EXERCISE DIRECTIONS: Restate, exactly and without pictures, the lines from the start of the listing below through the line holding "const yTicks = [-15, -5, 5, 15];".

AVAILABLE DATA:
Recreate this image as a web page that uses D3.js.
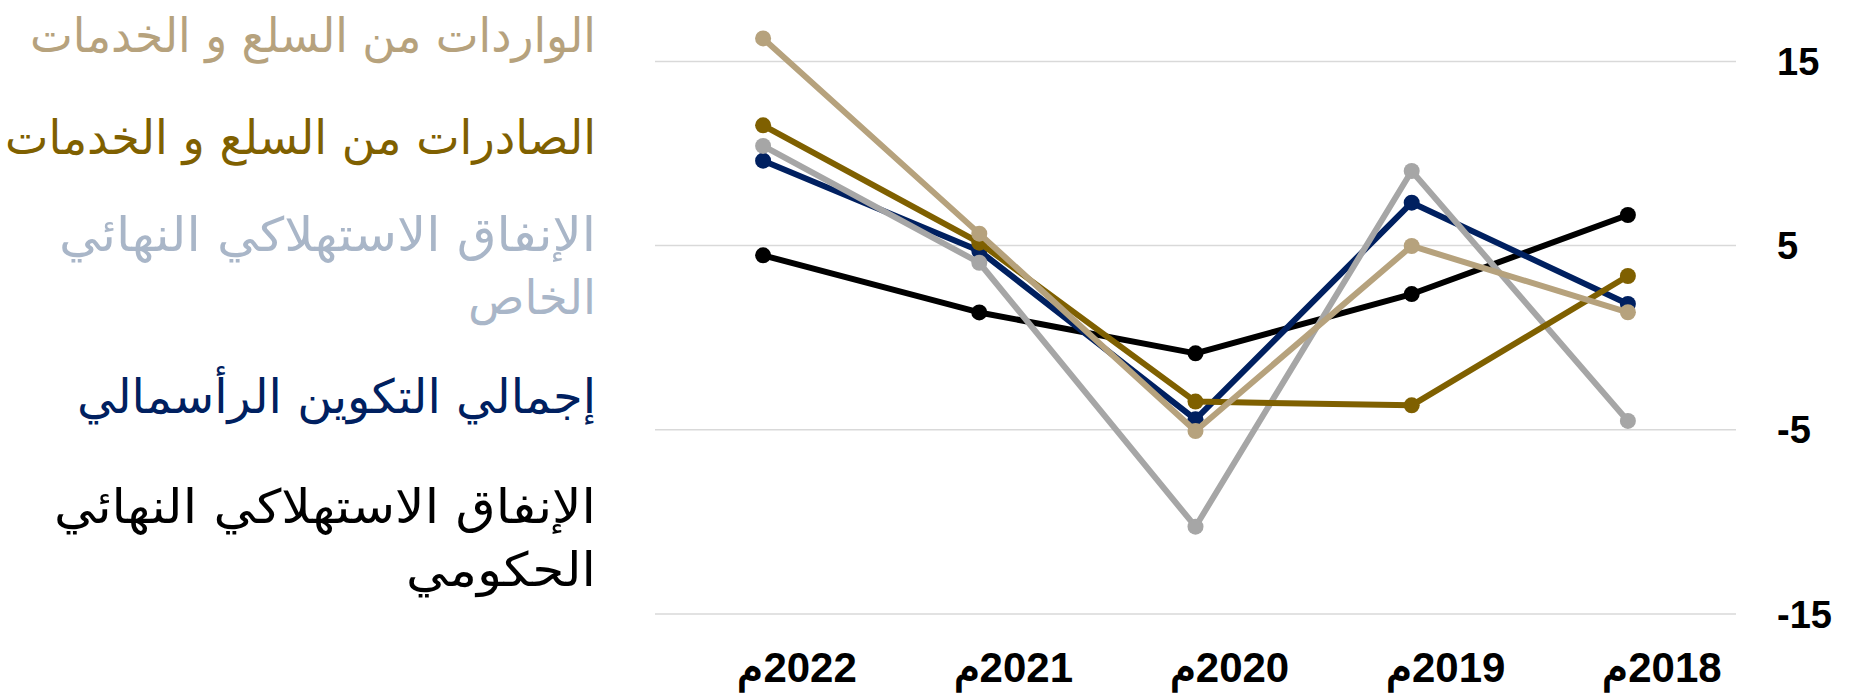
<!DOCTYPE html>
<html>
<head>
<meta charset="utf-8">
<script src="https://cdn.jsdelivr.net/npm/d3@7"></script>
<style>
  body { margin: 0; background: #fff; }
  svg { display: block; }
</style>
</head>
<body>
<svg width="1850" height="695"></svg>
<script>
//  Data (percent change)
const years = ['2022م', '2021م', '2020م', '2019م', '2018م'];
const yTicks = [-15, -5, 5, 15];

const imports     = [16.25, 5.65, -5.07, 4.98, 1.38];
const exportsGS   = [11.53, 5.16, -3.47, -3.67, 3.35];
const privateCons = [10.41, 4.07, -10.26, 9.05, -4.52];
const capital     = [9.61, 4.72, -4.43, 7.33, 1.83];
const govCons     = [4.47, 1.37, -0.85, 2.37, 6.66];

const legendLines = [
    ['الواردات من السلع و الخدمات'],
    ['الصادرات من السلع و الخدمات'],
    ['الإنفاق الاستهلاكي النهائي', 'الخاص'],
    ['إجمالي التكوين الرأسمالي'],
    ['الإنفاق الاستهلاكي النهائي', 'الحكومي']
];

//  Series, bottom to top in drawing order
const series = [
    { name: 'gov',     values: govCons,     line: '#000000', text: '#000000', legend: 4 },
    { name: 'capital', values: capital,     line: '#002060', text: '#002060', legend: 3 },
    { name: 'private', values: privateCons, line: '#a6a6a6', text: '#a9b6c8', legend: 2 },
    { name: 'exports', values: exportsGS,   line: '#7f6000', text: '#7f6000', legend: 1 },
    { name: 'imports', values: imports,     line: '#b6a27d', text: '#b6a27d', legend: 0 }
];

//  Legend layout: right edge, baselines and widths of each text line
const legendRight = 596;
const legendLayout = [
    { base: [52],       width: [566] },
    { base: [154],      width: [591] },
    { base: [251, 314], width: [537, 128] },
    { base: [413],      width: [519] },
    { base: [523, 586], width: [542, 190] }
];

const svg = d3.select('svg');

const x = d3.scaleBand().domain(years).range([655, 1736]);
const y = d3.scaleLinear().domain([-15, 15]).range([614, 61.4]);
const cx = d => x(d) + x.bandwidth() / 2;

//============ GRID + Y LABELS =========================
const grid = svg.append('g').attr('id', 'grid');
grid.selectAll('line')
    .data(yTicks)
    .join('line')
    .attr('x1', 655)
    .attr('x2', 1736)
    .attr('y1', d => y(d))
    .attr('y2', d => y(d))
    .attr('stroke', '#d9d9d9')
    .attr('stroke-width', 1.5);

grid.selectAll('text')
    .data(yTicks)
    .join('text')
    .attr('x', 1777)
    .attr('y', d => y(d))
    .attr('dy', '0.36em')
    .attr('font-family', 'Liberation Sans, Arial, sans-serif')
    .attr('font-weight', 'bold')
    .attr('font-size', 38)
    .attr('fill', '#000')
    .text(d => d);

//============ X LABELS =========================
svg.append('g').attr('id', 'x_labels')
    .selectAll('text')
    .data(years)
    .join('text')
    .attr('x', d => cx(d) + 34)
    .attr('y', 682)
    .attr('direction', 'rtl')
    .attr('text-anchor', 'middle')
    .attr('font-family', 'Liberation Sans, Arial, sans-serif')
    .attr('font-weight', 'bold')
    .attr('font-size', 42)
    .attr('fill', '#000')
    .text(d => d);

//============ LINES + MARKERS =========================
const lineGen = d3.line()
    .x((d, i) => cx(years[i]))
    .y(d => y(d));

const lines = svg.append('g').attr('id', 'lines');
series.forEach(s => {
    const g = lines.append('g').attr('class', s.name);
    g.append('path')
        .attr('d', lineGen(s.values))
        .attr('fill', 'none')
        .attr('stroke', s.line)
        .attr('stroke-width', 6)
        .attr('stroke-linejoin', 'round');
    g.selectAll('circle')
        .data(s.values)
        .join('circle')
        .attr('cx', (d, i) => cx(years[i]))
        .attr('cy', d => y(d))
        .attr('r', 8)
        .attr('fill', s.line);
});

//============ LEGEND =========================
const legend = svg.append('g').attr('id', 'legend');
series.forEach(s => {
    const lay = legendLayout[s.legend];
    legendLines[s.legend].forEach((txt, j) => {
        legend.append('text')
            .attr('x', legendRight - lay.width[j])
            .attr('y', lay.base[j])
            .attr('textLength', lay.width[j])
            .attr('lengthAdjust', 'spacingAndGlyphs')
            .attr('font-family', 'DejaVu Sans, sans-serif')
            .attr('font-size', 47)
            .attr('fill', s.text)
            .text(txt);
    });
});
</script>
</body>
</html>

OUTPUT FOR THIS EXERCISE:
Recreate this image as a web page that uses D3.js.
<!DOCTYPE html>
<html>
<head>
<meta charset="utf-8">
<script src="https://cdn.jsdelivr.net/npm/d3@7"></script>
<style>
  body { margin: 0; background: #fff; }
  svg { display: block; }
</style>
</head>
<body>
<svg width="1850" height="695"></svg>
<script>
//  Data (percent change)
const years = ['2022م', '2021م', '2020م', '2019م', '2018م'];
const yTicks = [-15, -5, 5, 15];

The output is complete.